How do cybersecurity findings affect M&A deal valuation?

Material cybersecurity findings drive 8-25% valuation adjustments in middle-market transactions. Critical findings - such as an active breach or ongoing regulatory investigation - can result in deal termination or a 20-25% purchase price reduction. High findings like material compliance gaps or critical unpatched vulnerabilities typically drive 10-20% reductions, holdbacks of $3-8M over 24 months, and enhanced indemnification. Post-close incidents where issues were undetected during diligence average $4-8M in unexpected costs.

What is the right holdback structure for cybersecurity risk in M&A?

Holdback sizing follows a consistent principle: cover the 18-24 month remediation cost at 1.5-2x estimated cost to account for scope expansion. Cybersecurity-specific indemnification caps of $10-25M should be set separately from the general indemnification basket - cybersecurity exposure is non-linear and should not be diluted by routine operational claims.

What should sellers do before a sale process to protect their valuation?

Sellers who invest in independent cybersecurity assessment 6-12 months before launching a process achieve 8-15% higher valuations through proactive remediation and reduced buyer uncertainty. Key actions include commissioning an independent assessment to identify issues before diligence surfaces them, obtaining SOC 2 Type II or ISO 27001 certification (8-15% valuation premium), preparing security documentation to reduce diligence timeline by 25-30%, and implementing continuous monitoring to prevent new issues between assessment and close.

What happens when cybersecurity issues are missed during M&A diligence?

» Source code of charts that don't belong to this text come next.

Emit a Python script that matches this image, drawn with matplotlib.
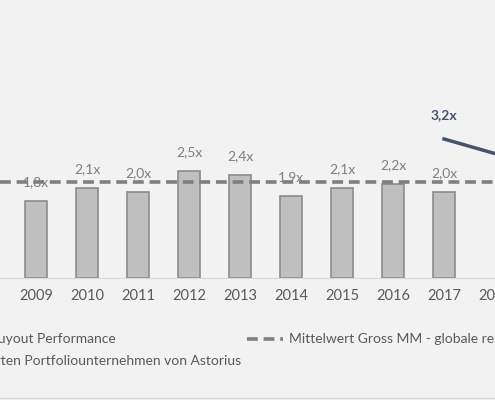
import matplotlib
matplotlib.use("Agg")
import matplotlib.pyplot as plt

years = [2009, 2010, 2011, 2012, 2013, 2014, 2015, 2016, 2017]
bar_values = [1.8, 2.1, 2.0, 2.5, 2.4, 1.9, 2.1, 2.2, 2.0]
bar_labels = ["1,8x", "2,1x", "2,0x", "2,5x", "2,4x", "1,9x", "2,1x", "2,2x", "2,0x"]
line_years = [2017, 2018]
line_values = [3.24, 2.9]
mean_value = 2.24

plt.rcParams["font.family"] = ["Lato", "DejaVu Sans"]
BG = "#f2f2f2"

fig = plt.figure(figsize=(4.95, 4.0), dpi=100, facecolor=BG)
ax = fig.add_axes([0, 0.305, 1, 0.695], facecolor=BG)
ax.set_xlim(2008.29, 2017.76)
ax.set_ylim(0, 6.48)

ax.bar(years, bar_values, width=0.42, color="#bfbfbf", edgecolor="#8c8c8c", linewidth=1.2, zorder=2)
ax.axhline(mean_value, color="#7f7f7f", linestyle=(0, (3, 1.6)), linewidth=2.6, zorder=3)
ax.plot(line_years, line_values, color="#44546a", linewidth=2.5, zorder=4)

for x, v, lab in zip(years, bar_values, bar_labels):
    ax.text(x, v + 0.3, lab, ha="center", va="bottom", fontsize=10, color="#7f7f7f")
ax.text(2017, 3.65, "3,2x", ha="center", va="bottom", fontsize=10, color="#44546a", fontweight="bold")

ax.set_xticks(years + [2018])
ax.set_xticklabels([str(y) for y in years] + ["2018"], fontsize=10.5, color="#595959")
ax.tick_params(axis="x", length=0, pad=8)
ax.set_yticks([])
for s in ["top", "left", "right"]:
    ax.spines[s].set_visible(False)
ax.spines["bottom"].set_color("#d9d9d9")

# legend (partially outside the visible area, as in the cropped original)
fig.text(116 / 495, 1 - 339 / 400, "Gross MM - globale Buyout Performance", ha="right", va="center",
         fontsize=10, color="#595959")
fig.text(241 / 495, 1 - 361 / 400, "Gross MM der realisierten Portfoliounternehmen von Astorius",
         ha="right", va="center", fontsize=10, color="#595959")
fig.add_artist(plt.Line2D([247 / 495, 283 / 495], [1 - 339 / 400] * 2, color="#7f7f7f",
                          linestyle=(0, (3, 1.6)), linewidth=2.6))
fig.text(289 / 495, 1 - 339 / 400, "Mittelwert Gross MM - globale realisierte Buyout Performance",
         ha="left", va="center", fontsize=10, color="#595959")
fig.add_artist(plt.Line2D([0, 1], [0.004, 0.004], color="#d9d9d9", linewidth=1))

fig.savefig("out.png", dpi=100, facecolor=BG)
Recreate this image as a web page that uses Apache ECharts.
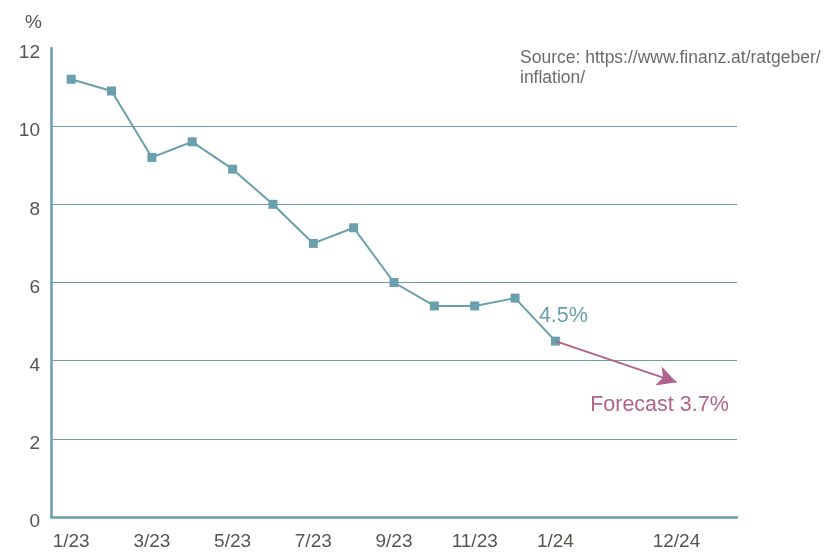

Missed issues trigger four categories of post-close value destruction: regulatory penalties from unidentified privacy violations, breach response costs averaging $4-9M for incidents affecting 10,000-100,000 records, customer attrition of 20-40% following significant breaches, and integration cost overruns when security architecture is incompatible with acquirer systems. Issues that surface unexpectedly during confirmatory diligence can also trigger re-trades or deal terminations, costing both parties $500K-$1.5M in transaction expenses.